Work instructions: Include the line containing "type Stop = [number, string];" and all lines before it, repeated exactly from the listing below, without pictures.

● ● ●

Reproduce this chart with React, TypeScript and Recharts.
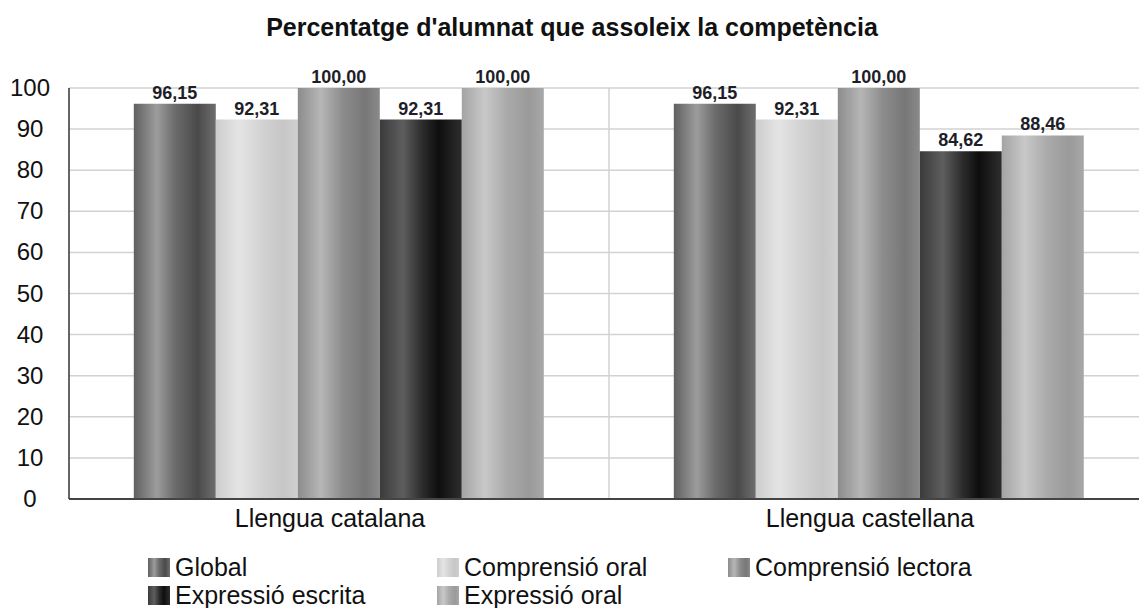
import { Bar, BarChart, CartesianGrid, LabelList, XAxis, YAxis } from 'recharts';

const categories = ['Llengua catalana', 'Llengua castellana'];
const globalValues = [96.15, 96.15];
const comprensioOral = [92.31, 92.31];
const comprensioLectora = [100, 100];
const expressioEscrita = [92.31, 84.62];
const expressioOral = [100, 88.46];
const yTicks = [0, 10, 20, 30, 40, 50, 60, 70, 80, 90, 100];

type Stop = [number, string];

// cylinder-like shading of each bar, left to right
const series: { key: string; name: string; values: number[]; stops: Stop[] }[] = [
  {
    key: 'global',
    name: 'Global',
    values: globalValues,
    stops: [[0, '#606060'], [0.28, '#9c9c9c'], [0.5, '#6c6c6c'], [0.78, '#4a4a4a'], [1, '#6e6e6e']],
  },
  {
    key: 'comprensioOral',
    name: 'Comprensió oral',
    values: comprensioOral,
    stops: [[0, '#cdcdcd'], [0.28, '#e4e4e4'], [0.55, '#d3d3d3'], [0.82, '#c6c6c6'], [1, '#d0d0d0']],
  },
  {
    key: 'comprensioLectora',
    name: 'Comprensió lectora',
    values: comprensioLectora,
    stops: [[0, '#8c8c8c'], [0.28, '#b6b6b6'], [0.55, '#8c8c8c'], [0.82, '#777777'], [1, '#8a8a8a']],
  },
  {
    key: 'expressioEscrita',
    name: 'Expressió escrita',
    values: expressioEscrita,
    stops: [[0, '#3a3a3a'], [0.28, '#5e5e5e'], [0.52, '#2c2c2c'], [0.72, '#0e0e0e'], [1, '#2e2e2e']],
  },
  {
    key: 'expressioOral',
    name: 'Expressió oral',
    values: expressioOral,
    stops: [[0, '#a4a4a4'], [0.28, '#c8c8c8'], [0.55, '#aaaaaa'], [0.82, '#9a9a9a'], [1, '#a8a8a8']],
  },
];

const data = categories.map((name, i) => {
  const row: Record<string, string | number> = { name };
  series.forEach((s) => {
    row[s.key] = s.values[i];
  });
  return row;
});

const FONT = '"Liberation Sans", Arial, sans-serif';

const formatValue = (v: unknown) => Number(v).toFixed(2).replace('.', ',');

const YTick = ({ y, payload }: any) => (
  <text x={30} y={y} dy={8} textAnchor="middle" fontSize={24} fontFamily={FONT} fill="#111">
    {payload.value}
  </text>
);

const XTick = ({ x, y, payload }: any) => (
  <text x={x - 9} y={y + 20} textAnchor="middle" fontSize={25} fontFamily={FONT} fill="#111">
    {payload.value}
  </text>
);

const legendRows = [
  [0, 1, 2],
  [3, 4],
];
const legendCols = [148, 437, 728];
const legendRowY = [567, 595];

export default function App() {
  return (
    <div
      style={{
        position: 'absolute',
        left: 0,
        top: 0,
        width: 1139,
        height: 608,
        overflow: 'hidden',
        background: '#fff',
        fontFamily: FONT,
      }}
    >
      <div
        style={{
          position: 'absolute',
          left: 0,
          top: 15,
          width: 1144,
          textAlign: 'center',
          fontSize: 25,
          lineHeight: '25px',
          fontWeight: 'bold',
          color: '#111',
        }}
      >
        Percentatge d'alumnat que assoleix la competència
      </div>

      <BarChart
        width={1160}
        height={608}
        data={data}
        margin={{ top: 88, right: 11, left: 0, bottom: 69 }}
        barCategoryGap="12%"
        barGap={0}
      >
        <defs>
          {series.map((s) => (
            <linearGradient key={s.key} id={`grad-${s.key}`} x1="0" y1="0" x2="1" y2="0">
              {s.stops.map(([o, c]) => (
                <stop key={o} offset={o} stopColor={c} />
              ))}
            </linearGradient>
          ))}
        </defs>
        <CartesianGrid
          stroke="#d2d2d2"
          strokeWidth={1.5}
          verticalCoordinatesGenerator={({ offset }: any) => [offset.left + offset.width / 2]}
        />
        <XAxis
          dataKey="name"
          height={40}
          tickLine={false}
          axisLine={{ stroke: '#444', strokeWidth: 2 }}
          tick={<XTick />}
          interval={0}
        />
        <YAxis
          width={69}
          domain={[0, 100]}
          ticks={yTicks}
          interval={0}
          tickLine={false}
          axisLine={{ stroke: '#333', strokeWidth: 1.5 }}
          tick={<YTick />}
        />
        {series.map((s) => (
          <Bar key={s.key} dataKey={s.key} name={s.name} fill={`url(#grad-${s.key})`} isAnimationActive={false}>
            <LabelList
              dataKey={s.key}
              position="top"
              offset={5}
              formatter={formatValue}
              style={{ fontSize: 18, fontWeight: 'bold', fill: '#1e1e28', fontFamily: FONT }}
            />
          </Bar>
        ))}
      </BarChart>

      {legendRows.map((row, r) =>
        row.map((idx, c) => {
          const s = series[idx];
          const grad = `linear-gradient(to right, ${s.stops
            .map(([o, col]) => `${col} ${o * 100}%`)
            .join(', ')})`;
          return (
            <div
              key={s.key}
              style={{
                position: 'absolute',
                left: legendCols[c],
                top: legendRowY[r] - 14,
                height: 28,
                display: 'flex',
                alignItems: 'center',
                fontSize: 25,
                color: '#111',
                whiteSpace: 'nowrap',
              }}
            >
              <span style={{ display: 'inline-block', width: 22, height: 19, background: grad, marginRight: 5 }} />
              {s.name}
            </div>
          );
        })
      )}
    </div>
  );
}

● ● ●

Result:
Reproduce this chart with React, TypeScript and Recharts.
import { Bar, BarChart, CartesianGrid, LabelList, XAxis, YAxis } from 'recharts';

const categories = ['Llengua catalana', 'Llengua castellana'];
const globalValues = [96.15, 96.15];
const comprensioOral = [92.31, 92.31];
const comprensioLectora = [100, 100];
const expressioEscrita = [92.31, 84.62];
const expressioOral = [100, 88.46];
const yTicks = [0, 10, 20, 30, 40, 50, 60, 70, 80, 90, 100];

type Stop = [number, string];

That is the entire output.